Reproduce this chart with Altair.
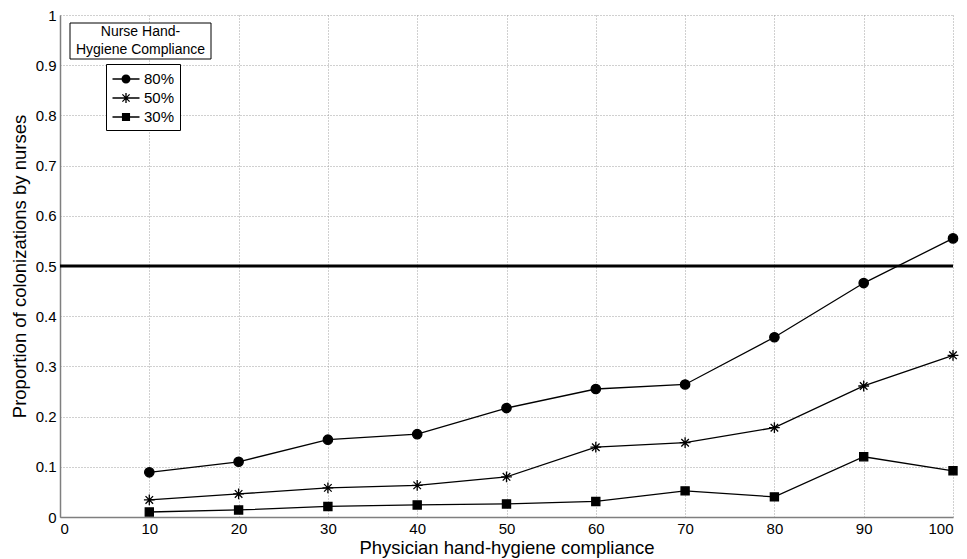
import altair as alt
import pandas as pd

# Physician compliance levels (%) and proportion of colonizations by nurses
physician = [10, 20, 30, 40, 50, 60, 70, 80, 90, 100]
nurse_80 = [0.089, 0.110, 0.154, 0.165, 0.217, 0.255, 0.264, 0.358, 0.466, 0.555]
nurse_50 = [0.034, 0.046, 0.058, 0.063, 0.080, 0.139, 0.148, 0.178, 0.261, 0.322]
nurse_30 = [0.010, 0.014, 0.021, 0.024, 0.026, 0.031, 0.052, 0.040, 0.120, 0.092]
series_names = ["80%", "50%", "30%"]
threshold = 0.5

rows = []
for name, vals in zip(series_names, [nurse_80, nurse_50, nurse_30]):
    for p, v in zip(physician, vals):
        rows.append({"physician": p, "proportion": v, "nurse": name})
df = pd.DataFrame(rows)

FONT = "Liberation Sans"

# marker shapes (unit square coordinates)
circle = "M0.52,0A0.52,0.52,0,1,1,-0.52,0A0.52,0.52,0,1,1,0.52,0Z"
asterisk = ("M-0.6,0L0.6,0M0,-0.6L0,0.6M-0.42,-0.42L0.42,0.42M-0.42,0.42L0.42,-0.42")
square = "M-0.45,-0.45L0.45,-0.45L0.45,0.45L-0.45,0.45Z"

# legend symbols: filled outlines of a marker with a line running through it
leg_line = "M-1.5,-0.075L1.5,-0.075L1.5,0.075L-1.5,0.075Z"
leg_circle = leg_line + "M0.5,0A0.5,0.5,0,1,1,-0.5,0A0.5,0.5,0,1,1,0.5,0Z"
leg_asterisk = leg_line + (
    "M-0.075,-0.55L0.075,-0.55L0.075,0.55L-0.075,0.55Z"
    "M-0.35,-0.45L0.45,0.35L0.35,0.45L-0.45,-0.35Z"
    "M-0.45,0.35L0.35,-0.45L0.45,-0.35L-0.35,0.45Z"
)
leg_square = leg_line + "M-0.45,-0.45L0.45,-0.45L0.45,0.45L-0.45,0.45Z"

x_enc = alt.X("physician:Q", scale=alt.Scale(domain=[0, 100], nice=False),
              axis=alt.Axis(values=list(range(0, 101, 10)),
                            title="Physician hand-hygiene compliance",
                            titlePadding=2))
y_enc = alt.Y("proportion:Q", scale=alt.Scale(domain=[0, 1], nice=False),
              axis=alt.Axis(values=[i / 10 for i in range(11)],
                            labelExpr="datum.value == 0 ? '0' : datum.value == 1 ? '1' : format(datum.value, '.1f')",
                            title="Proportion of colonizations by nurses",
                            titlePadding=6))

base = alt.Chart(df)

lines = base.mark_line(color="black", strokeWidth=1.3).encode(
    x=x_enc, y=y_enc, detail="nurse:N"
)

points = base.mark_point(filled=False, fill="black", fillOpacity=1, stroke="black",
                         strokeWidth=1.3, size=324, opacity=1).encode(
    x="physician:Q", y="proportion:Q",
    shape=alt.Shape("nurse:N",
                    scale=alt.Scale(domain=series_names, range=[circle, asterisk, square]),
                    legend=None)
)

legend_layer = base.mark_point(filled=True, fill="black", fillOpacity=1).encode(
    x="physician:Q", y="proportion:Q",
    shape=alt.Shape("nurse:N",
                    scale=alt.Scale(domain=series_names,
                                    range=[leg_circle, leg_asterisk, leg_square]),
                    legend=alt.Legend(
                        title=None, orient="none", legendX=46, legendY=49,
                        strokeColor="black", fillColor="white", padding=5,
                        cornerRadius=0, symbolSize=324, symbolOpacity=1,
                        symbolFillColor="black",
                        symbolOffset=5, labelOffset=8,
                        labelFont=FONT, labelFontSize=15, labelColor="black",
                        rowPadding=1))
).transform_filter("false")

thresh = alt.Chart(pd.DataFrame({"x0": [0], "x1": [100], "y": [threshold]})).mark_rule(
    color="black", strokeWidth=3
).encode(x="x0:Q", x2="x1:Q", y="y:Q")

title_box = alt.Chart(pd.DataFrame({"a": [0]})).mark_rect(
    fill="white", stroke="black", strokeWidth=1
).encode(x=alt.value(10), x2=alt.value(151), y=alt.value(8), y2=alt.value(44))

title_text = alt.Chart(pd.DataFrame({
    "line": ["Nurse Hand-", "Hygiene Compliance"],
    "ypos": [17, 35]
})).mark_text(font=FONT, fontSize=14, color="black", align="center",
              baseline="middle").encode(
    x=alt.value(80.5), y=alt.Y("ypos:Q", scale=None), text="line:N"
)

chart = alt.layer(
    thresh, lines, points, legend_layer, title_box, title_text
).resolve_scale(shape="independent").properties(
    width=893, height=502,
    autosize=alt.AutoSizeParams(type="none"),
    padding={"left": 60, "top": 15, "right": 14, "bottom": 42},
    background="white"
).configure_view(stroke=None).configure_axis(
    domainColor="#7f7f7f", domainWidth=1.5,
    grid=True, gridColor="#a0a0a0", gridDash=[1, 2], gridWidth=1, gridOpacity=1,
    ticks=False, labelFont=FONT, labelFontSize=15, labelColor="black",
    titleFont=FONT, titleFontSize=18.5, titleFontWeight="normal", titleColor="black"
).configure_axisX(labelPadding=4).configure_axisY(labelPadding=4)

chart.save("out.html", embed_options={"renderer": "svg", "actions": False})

======

THE TASK »
Leave out the pictures, then repeat the listing above exactly from its first line to the line with "import pandas as pd", inclusive.

RESULT FOR THIS TASK »
Reproduce this chart with Altair.
import altair as alt
import pandas as pd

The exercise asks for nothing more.